Intel NUC6CAYH (Arches Canyon) Apollo Lake UCFF PC Review

Power Consumption and Thermal Performance

The power consumption at the wall was measured with a 4K display being driven through the HDMI 2.0 port. In the graphs below, we compare the idle and load power of the Intel NUC6CAYH with other low power PCs evaluated before. For load power consumption, we ran the AIDA64 System Stability Test with various stress components, as well as our power virus test, and noted the maximum sustained power consumption at the wall.

The Intel NUC6CAYH has a powerful CPU that wins in a majority of the presented benchmarks. But, it comes with a significant power penalty, both at idle and full loading.

Our thermal stress routine starts with the system at idle, followed by four stages of different system loading profiles using the AIDA64 System Stability Test (each of 30 minutes duration). In the first stage, we stress the CPU, caches and RAM. In the second stage, we add the GPU to the above list. In the third stage, we stress the GPU standalone. In the final stage, we stress all the system components (including the disks). Beyond this, we leave the unit idle in order to determine how quickly the various temperatures in the system can come back to normal idling range. The various clocks, temperatures and power consumption numbers for the system during the above routine are presented in the graphs below.

According to the official specifications of the Intel Celeron J3455, the junction temperature of the SoC is 105C. We do not see the numbers go anywhere that in the AIDA64 SST processing of the system. Interestingly, the package power seems to be configured for around 12.5W instead of 10W (as dictated by the TDP).

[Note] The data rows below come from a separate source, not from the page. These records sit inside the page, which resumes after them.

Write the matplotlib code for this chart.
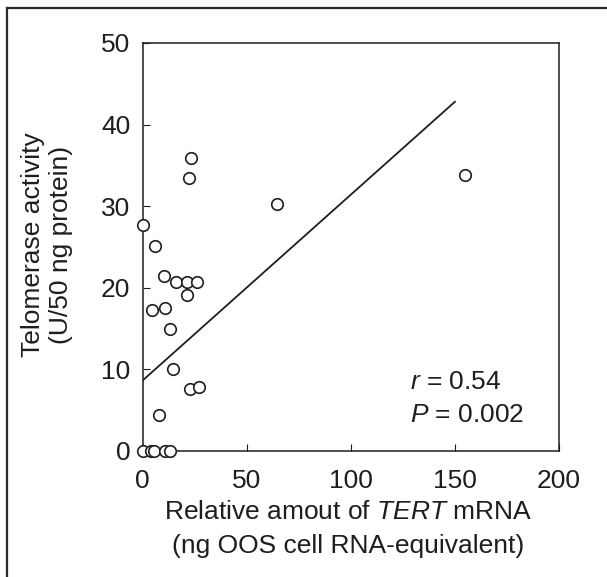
import matplotlib
matplotlib.use("Agg")
import matplotlib.pyplot as plt
from matplotlib.lines import Line2D

plt.rcParams['font.family'] = ['Liberation Sans', 'DejaVu Sans']
plt.rcParams['mathtext.fontset'] = 'custom'
plt.rcParams['mathtext.rm'] = 'Liberation Sans'
plt.rcParams['mathtext.it'] = 'Liberation Sans:italic'

# Data
tert_mrna = [23.2, 22.3, 64.4, 0.3, 5.9, 10.1, 15.9, 21.5, 26.0, 21.5, 4.6, 10.6,
             13.3, 14.7, 22.9, 27.1, 7.7, 155.0, 0.0, 4.0, 5.5, 10.5, 13.0]
telomerase = [35.9, 33.4, 30.3, 27.7, 25.1, 21.4, 20.7, 20.7, 20.7, 19.1, 17.3, 17.5,
              15.0, 10.1, 7.6, 7.8, 4.4, 33.8, 0.0, 0.0, 0.0, 0.0, 0.0]
fit_x = [0, 150]
fit_y = [8.65, 42.8]
x_ticks = [0, 50, 100, 150, 200]
y_ticks = [0, 10, 20, 30, 40, 50]
stats_lines = [r"$r$ = 0.54", r"$P$ = 0.002"]

W, H = 607, 577
FS = 19
fig = plt.figure(figsize=(W / 100, H / 100), dpi=100)
ax = fig.add_axes([142.7 / W, (H - 451) / H, (559 - 142.7) / W, (451 - 43) / H])

ink = '#1e1e1e'
ax.plot(fit_x, fit_y, color=ink, lw=1.3, zorder=2)
ax.plot(tert_mrna, telomerase, linestyle='none', marker='o', markersize=8.3,
        markerfacecolor='white', markeredgecolor=ink, markeredgewidth=1.2,
        clip_on=False, zorder=3)

ax.set_xlim(0, 200)
ax.set_ylim(0, 50)
ax.set_xticks(x_ticks)
ax.set_yticks(y_ticks)
ax.tick_params(direction='in', length=5, width=0.8, color=ink, labelsize=FS,
               labelcolor=ink)
ax.tick_params(axis='x', pad=13)
ax.tick_params(axis='y', pad=9)
for s in ax.spines.values():
    s.set_color(ink)
    s.set_linewidth(1.1)

ax.text(128.5, 8.5, stats_lines[0], fontsize=FS, color=ink, va='center', ha='left')
ax.text(128.5, 4.4, stats_lines[1], fontsize=FS, color=ink, va='center', ha='left')

# axis titles
fig.text(33 / W, 1 - 245 / H, "Telomerase activity", rotation=90, fontsize=FS,
         color=ink, ha='center', va='center')
fig.text(61 / W, 1 - 245 / H, "(U/50 ng protein)", rotation=90, fontsize=FS,
         color=ink, ha='center', va='center')
fig.text(348 / W, 1 - 512 / H, r"Relative amout of $TERT$ mRNA", fontsize=FS,
         color=ink, ha='center', va='center')
fig.text(348 / W, 1 - 546 / H, "(ng OOS cell RNA-equivalent)", fontsize=FS,
         color=ink, ha='center', va='center')

# outer frame (top and left edges)
fig.add_artist(Line2D([7 / W, 1], [1 - 8 / H, 1 - 8 / H], transform=fig.transFigure,
                      color='#2a2a2a', lw=1.6))
fig.add_artist(Line2D([7 / W, 7 / W], [0, 1 - 8 / H], transform=fig.transFigure,
                      color='#2a2a2a', lw=1.6))

fig.savefig("out.png", dpi=100, facecolor='white')
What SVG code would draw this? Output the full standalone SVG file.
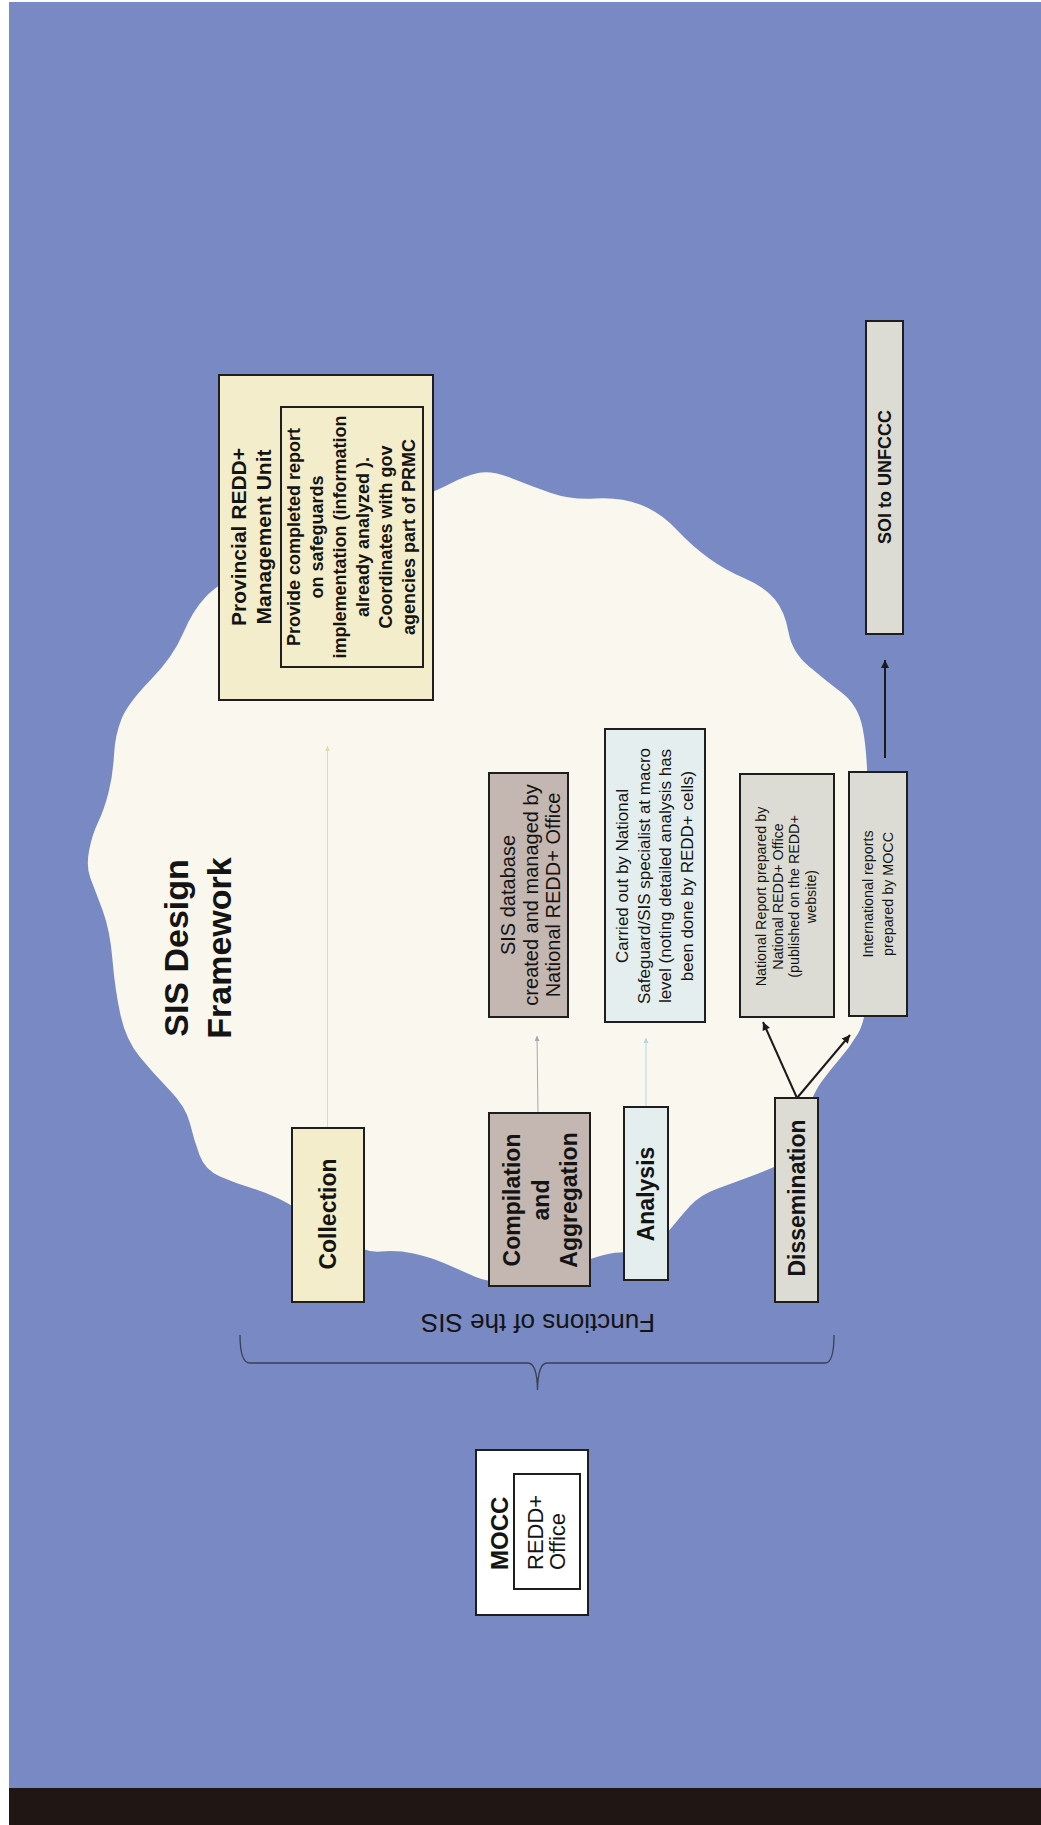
<svg xmlns="http://www.w3.org/2000/svg" width="1041" height="1825" viewBox="0 0 1041 1825">
<style>
.bx{stroke:#1e1e1e;stroke-width:2}
.y{fill:#F3EDCB}.m{fill:#C4B6B0}.c{fill:#E4EEEE}.g{fill:#DCDCD4}.w{fill:#ffffff}
.t{font-family:"Liberation Sans",Arial,Helvetica,sans-serif;fill:#141414}
.b{font-weight:bold}
</style>
<defs>
<marker id="ahk" viewBox="0 0 10 10" refX="10" refY="5" markerWidth="10" markerHeight="8" orient="auto" markerUnits="userSpaceOnUse"><path d="M0,0 L10,5 L0,10 z" fill="#1a1a1a"/></marker>
<marker id="ahy" viewBox="0 0 10 10" refX="10" refY="5" markerWidth="6" markerHeight="5" orient="auto" markerUnits="userSpaceOnUse"><path d="M0,0 L10,5 L0,10 z" fill="#E2DCA8"/></marker>
<marker id="ahm" viewBox="0 0 10 10" refX="10" refY="5" markerWidth="6" markerHeight="5" orient="auto" markerUnits="userSpaceOnUse"><path d="M0,0 L10,5 L0,10 z" fill="#A9A3B6"/></marker>
<marker id="ahc" viewBox="0 0 10 10" refX="10" refY="5" markerWidth="6" markerHeight="5" orient="auto" markerUnits="userSpaceOnUse"><path d="M0,0 L10,5 L0,10 z" fill="#B5D6E0"/></marker>
</defs>
<rect x="0" y="0" width="1041" height="1825" fill="#ffffff"/>
<rect x="9" y="2" width="1032" height="1786" fill="#7889C3"/>
<rect x="9" y="1788" width="1032" height="37" fill="#201715"/>
<path id="cloud" fill="#FAF8EE" d="M 478,473 Q 491,470 511,478 Q 531,486 551,493 Q 571,500 595.5,498.5 Q 620,497 640,504.5 Q 660,512 676,529 Q 692,546 708.5,558 Q 725,570 745,578.5 Q 765,587 775,599.5 Q 785,612 788.5,632 Q 792,652 808.5,666 Q 825,680 841.5,692.5 Q 858,705 862.5,727.5 Q 867,750 867.5,785 Q 868,820 868,890 Q 868,960 867,990 Q 866,1020 858,1033.5 Q 850,1047 840,1058.5 Q 830,1070 821,1082.5 Q 812,1095 801,1127.5 Q 790,1160 777.5,1165.5 Q 765,1171 749,1177 Q 733,1183 716.5,1189 Q 700,1195 690,1206 Q 680,1217 672.5,1226.5 Q 665,1236 652.5,1244 Q 640,1252 620,1252.5 Q 600,1253 570,1268 Q 540,1283 514.5,1283 Q 489,1283 474.5,1276.5 Q 460,1270 445,1263.5 Q 430,1257 413.5,1253.5 Q 397,1250 380.5,1251.5 Q 364,1253 342,1239 Q 320,1225 306,1215 Q 292,1205 278.5,1198.5 Q 265,1192 250,1187.5 Q 235,1183 220,1176.5 Q 205,1170 199.5,1155 Q 194,1140 190,1123.5 Q 186,1107 169.5,1090 Q 153,1073 139.5,1056.5 Q 126,1040 120.5,1015 Q 115,990 112.5,960 Q 110,930 102.5,910 Q 95,890 90.5,878.5 Q 86,867 89,851 Q 92,835 98,822.5 Q 104,810 108.5,792.5 Q 113,775 114,755 Q 115,735 121.5,719 Q 128,703 150.5,680 Q 173,657 183,633.5 Q 193,610 206,596.5 Q 219,583 259.5,561.5 Q 300,540 350,522.5 Q 400,505 419,497.5 Q 438,490 451.5,483 Q 465,476 478,473 Z"/>

<g id="connectors" fill="none">
<line x1="327.5" y1="1128" x2="327.5" y2="746" stroke="#E2DCA8" stroke-width="1" marker-end="url(#ahy)"/>
<line x1="538" y1="1113" x2="537" y2="1036" stroke="#A9A3B6" stroke-width="1" marker-end="url(#ahm)"/>
<line x1="646" y1="1107" x2="646" y2="1038" stroke="#B5D6E0" stroke-width="1" marker-end="url(#ahc)"/>
<line x1="797" y1="1098" x2="763" y2="1022" stroke="#1a1a1a" stroke-width="2" marker-end="url(#ahk)"/>
<line x1="797" y1="1098" x2="850" y2="1035" stroke="#1a1a1a" stroke-width="2" marker-end="url(#ahk)"/>
<line x1="885" y1="758" x2="885" y2="660" stroke="#1a1a1a" stroke-width="2" marker-end="url(#ahk)"/>
</g>

<g id="provincial">
<rect class="bx y" x="219" y="375" width="214" height="325"/>
<rect class="bx y" x="281" y="407" width="142" height="260"/>
<text class="t b" font-size="21" text-anchor="middle" transform="translate(246,537) rotate(-90)"><tspan x="0" y="0">Provincial REDD+</tspan><tspan x="0" dy="25">Management Unit</tspan></text>
<text class="t b" font-size="18" text-anchor="middle" transform="translate(300,537) rotate(-90)"><tspan x="0" y="0">Provide completed report</tspan><tspan x="0" dy="23">on safeguards</tspan><tspan x="0" dy="23">implementation (information</tspan><tspan x="0" dy="23">already analyzed ).</tspan><tspan x="0" dy="23">Coordinates with gov</tspan><tspan x="0" dy="23">agencies part of PRMC</tspan></text>
</g>

<g id="soi">
<rect class="bx g" x="866" y="321" width="37" height="313"/>
<text class="t b" font-size="18" text-anchor="middle" transform="translate(891,477) rotate(-90)">SOI to UNFCCC</text>
</g>

<g id="title">
<text class="t b" font-size="34" text-anchor="middle" transform="translate(188,948) rotate(-90)"><tspan x="0" y="0">SIS Design</tspan><tspan x="0" dy="43">Framework</tspan></text>
</g>

<g id="collection">
<rect class="bx y" x="292" y="1128" width="72" height="174"/>
<text class="t b" font-size="23" text-anchor="middle" transform="translate(336,1214) rotate(-90)">Collection</text>
</g>

<g id="compilation">
<rect class="bx m" x="489" y="1113" width="101" height="173"/>
<text class="t b" font-size="23" text-anchor="middle" transform="translate(520,1200) rotate(-90)"><tspan x="0" y="0">Compilation</tspan><tspan x="0" dy="28.5">and</tspan><tspan x="0" dy="28.5">Aggregation</tspan></text>
</g>

<g id="sisdb">
<rect class="bx m" x="489" y="773" width="79" height="244"/>
<text class="t" font-size="20" text-anchor="middle" transform="translate(515,895) rotate(-90)"><tspan x="0" y="0">SIS database</tspan><tspan x="0" dy="22.5">created and managed by</tspan><tspan x="0" dy="22.5">National REDD+ Office</tspan></text>
</g>

<g id="analysis">
<rect class="bx c" x="624" y="1107" width="44" height="173"/>
<text class="t b" font-size="23" text-anchor="middle" transform="translate(654,1194) rotate(-90)">Analysis</text>
</g>

<g id="carried">
<rect class="bx c" x="605" y="729" width="100" height="293"/>
<text class="t" font-size="17" text-anchor="middle" transform="translate(628,876) rotate(-90)"><tspan x="0" y="0">Carried out by National</tspan><tspan x="0" dy="21.5">Safeguard/SIS specialist at macro</tspan><tspan x="0" dy="21.5">level (noting detailed analysis has</tspan><tspan x="0" dy="21.5">been done by REDD+ cells)</tspan></text>
</g>

<g id="dissemination">
<rect class="bx g" x="775" y="1098" width="43" height="204"/>
<text class="t b" font-size="23" text-anchor="middle" transform="translate(805,1198) rotate(-90)">Dissemination</text>
</g>

<g id="national">
<rect class="bx g" x="740" y="774" width="94" height="243"/>
<text class="t" font-size="14.3" text-anchor="middle" transform="translate(766,896.5) rotate(-90)"><tspan x="0" y="0">National Report prepared by</tspan><tspan x="0" dy="16.7">National REDD+ Office</tspan><tspan x="0" dy="16.7">(published on the REDD+</tspan><tspan x="0" dy="16.7">website)</tspan></text>
</g>

<g id="international">
<rect class="bx g" x="849" y="772" width="58" height="244"/>
<text class="t" font-size="14.3" text-anchor="middle" transform="translate(873,894) rotate(-90)"><tspan x="0" y="0">International reports</tspan><tspan x="0" dy="20">prepared by MOCC</tspan></text>
</g>

<g id="functions">
<path d="M240,1335 Q240,1363 250,1363 L528,1363 Q537,1363 537.5,1390 Q538,1363 547,1363 L825,1363 Q834,1363 834,1335" fill="none" stroke="#3a3f55" stroke-width="1.3"/>
<text class="t" font-size="26" text-anchor="middle" transform="translate(538,1314) rotate(180)">Functions of the SIS</text>
</g>

<g id="mocc">
<rect class="bx w" x="476" y="1450" width="112" height="165"/>
<rect class="bx w" x="514" y="1474" width="66" height="115"/>
<text class="t b" font-size="24" text-anchor="start" transform="translate(508,1570) rotate(-90)">MOCC</text>
<text class="t" font-size="22" text-anchor="start" transform="translate(543,1570) rotate(-90)"><tspan x="0" y="0">REDD+</tspan><tspan x="0" dy="22">Office</tspan></text>
</g>
</svg>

The AIDA64 system stability test uses real-world workloads to stress the system components. However, power virus tests such as the Prime 95 torture test and Furmark stability test can subject the system to greater stress. We repeated our thermal stress routine with 30 minutes of Prime 95 (v29.1), followed by 30 minutes of Prime 95 and Furmark (1.19.1). The Prime 95 load was then removed, and the GPU stressing Furmark test was allowed too run for another 30 minutes. The various clocks, temperatures and power consumption numbers for the system during the above routine are presented in the graphs below.

Here, we see the temperatures going up to 100C, but there is no throttling involved. Peak sustained power consumption numbers are also higher than what we encountered in the AIDA64 system stability test.